I recently wrote on what sin is. In that article I wrote that we are sinful by nature. We are going to be judged by that, and not our individual sinful acts.
I do not know anything about Zizipho Pae. I cannot say whether she is a Christian and, when she used the word "sin" on her private Facebook account, she used it in the sense which I described in the previous article. I do agree with her that this legislation condones sinful behaviours and lifestyles. I do not believe that the absence of this legislation will do anything to affect the salvation of anyone. Calling out sinful acts and condemning them is far less effective than explaining and reasoning the point that we are, by nature, sinful and deprived people, irrespective of what "sexual orientation", race, gender, et cetera we are or with which we choose to identify.
Christians across the West are reeling from what they feel—and is—a fall from privilege. For almost two thousand years, Western morality has been grounded in Christian ethics. There are social theories that, were it not for Christianity, morality in the West would have continued on a path where the strong were admired and the weak trampled, unlike the message of the Bible and the efforts of thousands, even millions, of priests, clergy, monks and "ordinary" Christians who, thoughout history and even now, set up and ran orphanages, soup kitchens, schools and other social reforms. And because Christians believe in objective morality, they certainly believe that laws should reflect this objective morality, for the good of all people. But now secular governments have largely taken over the responsibilities which Christians spearheaded and Christian morality has fallen out of fashion. Increasingly, our laws will reflect less a Christian morality and rather aim to feed those who want to be self-satisfied.

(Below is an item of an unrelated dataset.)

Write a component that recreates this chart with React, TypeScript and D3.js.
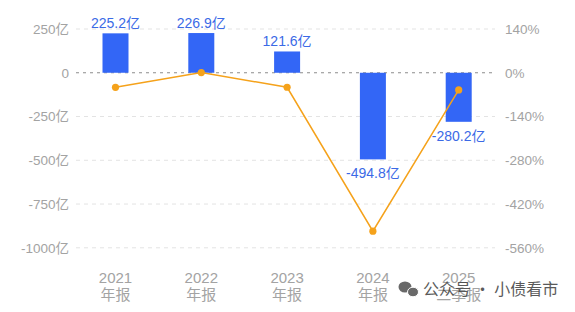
import React from "react";
import * as d3 from "d3";

const categories = ["2021", "2022", "2023", "2024", "2025"];
const catSub = ["年报", "年报", "年报", "年报", "二季报"];
const values = [225.2, 226.9, 121.6, -494.8, -280.2];
const growth = [-46.7, 0.75, -46.4, -506.9, -55];
const leftTicks = [250, 0, -250, -500, -750, -1000];
const rightTicks = [140, 0, -140, -280, -420, -560];

const W = 575;
const H = 312;
const FONT = "'Liberation Sans', 'Noto Sans CJK SC', sans-serif";

export default function App() {
  const x = d3.scaleBand<string>().domain(categories).range([72.6, 501.6]).paddingInner(0.7).paddingOuter(0.35);
  const yL = d3.scaleLinear().domain([-1000, 250]).range([247.8, 29.0]);
  const yR = d3.scaleLinear().domain([-560, 140]).range([247.8, 29.0]);
  const cx = (c: string) => (x(c) as number) + x.bandwidth() / 2;
  const bw = 26;
  const line = d3
    .line<number>()
    .x((_, i) => cx(categories[i]))
    .y((d) => yR(d));
  const gridX0 = 76;
  const gridX1 = 495;
  return (
    <svg width={W} height={H} style={{ position: "absolute", left: 0, top: 0, background: "#fff" }}>
      <g>
        {leftTicks.map((t) => (
          <line
            key={"g" + t}
            x1={gridX0}
            x2={gridX1}
            y1={yL(t)}
            y2={yL(t)}
            stroke={t === 0 ? "#8c8c8c" : "#e3e3e3"}
            strokeWidth={1}
            strokeDasharray={t === 0 ? "3,4" : "4,4"}
          />
        ))}
        {leftTicks.map((t) => (
          <text
            key={"l" + t}
            x={69}
            y={yL(t)}
            dy="0.36em"
            textAnchor="end"
            fontSize={13.5}
            fill="#a3a3a3"
            fontFamily={FONT}
          >
            {t === 0 ? "0" : `${t}亿`}
          </text>
        ))}
        {rightTicks.map((t) => (
          <text
            key={"r" + t}
            x={505}
            y={yR(t)}
            dy="0.36em"
            textAnchor="start"
            fontSize={13.5}
            fill="#a3a3a3"
            fontFamily={FONT}
          >
            {`${t}%`}
          </text>
        ))}
        {categories.map((c, i) => {
          const v = values[i];
          const y0 = yL(0);
          const y1 = yL(v);
          return (
            <g key={"b" + c}>
              <rect x={cx(c) - bw / 2} y={Math.min(y0, y1)} width={bw} height={Math.abs(y1 - y0)} fill="#3366f6" />
              <text
                x={cx(c)}
                y={v >= 0 ? y1 - 5 : y1 + 19}
                textAnchor="middle"
                fontSize={14}
                fill="#3b6ae6"
                fontFamily={FONT}
              >
                {`${v}亿`}
              </text>
            </g>
          );
        })}
        <path d={line(growth) || ""} fill="none" stroke="#f5a21b" strokeWidth={1.5} />
        {growth.map((g, i) => (
          <circle key={"p" + i} cx={cx(categories[i])} cy={yR(g)} r={3.6} fill="#f5a21b" />
        ))}
        {categories.map((c, i) => (
          <g key={"x" + c}>
            <text x={cx(c)} y={283} textAnchor="middle" fontSize={15} fill="#a3a3a3" fontFamily={FONT}>
              {c}
            </text>
            <text x={cx(c)} y={300} textAnchor="middle" fontSize={15} fill="#a3a3a3" fontFamily={FONT}>
              {catSub[i]}
            </text>
          </g>
        ))}
        <g opacity={0.88}>
          <ellipse cx={405} cy={287} rx={6.5} ry={5.5} fill="#555" />
          <ellipse cx={413} cy={292} rx={5.5} ry={4.8} fill="#555" stroke="#fff" strokeWidth={1} />
          <text x={423} y={295} fontSize={16} fill="#444" fontFamily="'Noto Sans CJK SC', sans-serif">
            公众号 · 小债看市
          </text>
        </g>
      </g>
    </svg>
  );
}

This "fall" from Christian morality will not signal a depraved end of the world. Rather, it is a normalisation. The Bible is clear that we are exiles in a world in which we do not belong (John 17:15–19, Romans 12:2), and which will be hostile toward us (John 15:18). Once upon a time, our morality somewhat resonated with the laws of the state. This made life comfortable, and we were upset and challenged by few things in our daily lives. Going forward this will gradually change. To the Western Christian it was for the longest time unthinkable to be persecuted in their own country. This may well change in the coming years. And, if it does, then I believe that, eventually, the fortunes will reverse again, as we roll on the waves of repeating history2. We need to accept this, and rejoice in our Saviour, who alone can give us the strength to remain faithful to the truth of the gospel.
All that said, I am incredulous over the backlash which Pae received. As I also mentioned in the previous article, the notion of sin is grounded in objective morality, specifically that coming from the divine. How many of those attacking her believe in the God of the Bible? How many believe that there really is a wrong and right, and can justify this belief without referencing God? Undoubtedly many will try to reinterpret what the Bible says, but then still this is a discussion of theology, and not grounds for dismissal from a secular post. "Sin" does not have a legal definition, exactly because church and state are separate: it has crimes, but is describing someone else from the perspective of your own worldview a crime? Is being able to have your own worldview not the most basic and fundamental tenant of freedom of belief and speech which our secular governments pride themselves in protecting? I find it difficult to believe that those who hold a different worldview from myself—who would mockingly say that I believe in a magical sky fairy—would get so offended by what judgements which this fictional fairy makes on their lives and choices.
It seems to me, rather, that the crowds, emboldened by the US Supreme Court's decision, are baying for blood and want to demolish those who disagree with them while they have the current momentum. I concede that many may have been hurt and treated unkindly in the past, especially by those professing to be Christians, and that hurt and anger can fuel their hostility (again, see my previous article on what sin is). But I would like to call for constraint from both sides: put away sarcasm, snide, bitterness, glee, pride, jealousy and Schadenfreude. There are lots of emotions in this debate, but a discussion amongst those who care about truth should be conducted in a civil manner. If this does not appeal to you, what are you really after?
A concluding thought: tolerance does not mean, not now nor ever before, that someone must agree with your point of view. Tolerance is accepting that others have different points of view from your own.
- 1. There is a change happening in that young children growing up today perceive homosexual unions as completely normal, even within conservative churches, and struggle to accept the notion that it is not so.
- 2. I do not believe, like many others do, that we are busy ascending to a peak of human intellect and achievement, but that there will be a fall again which will expose contemporary depravity for what it is, as history repeats itself. I cannot prove this, and it will likely only happen long after my death, but humanity's past remains its best indicator of its future.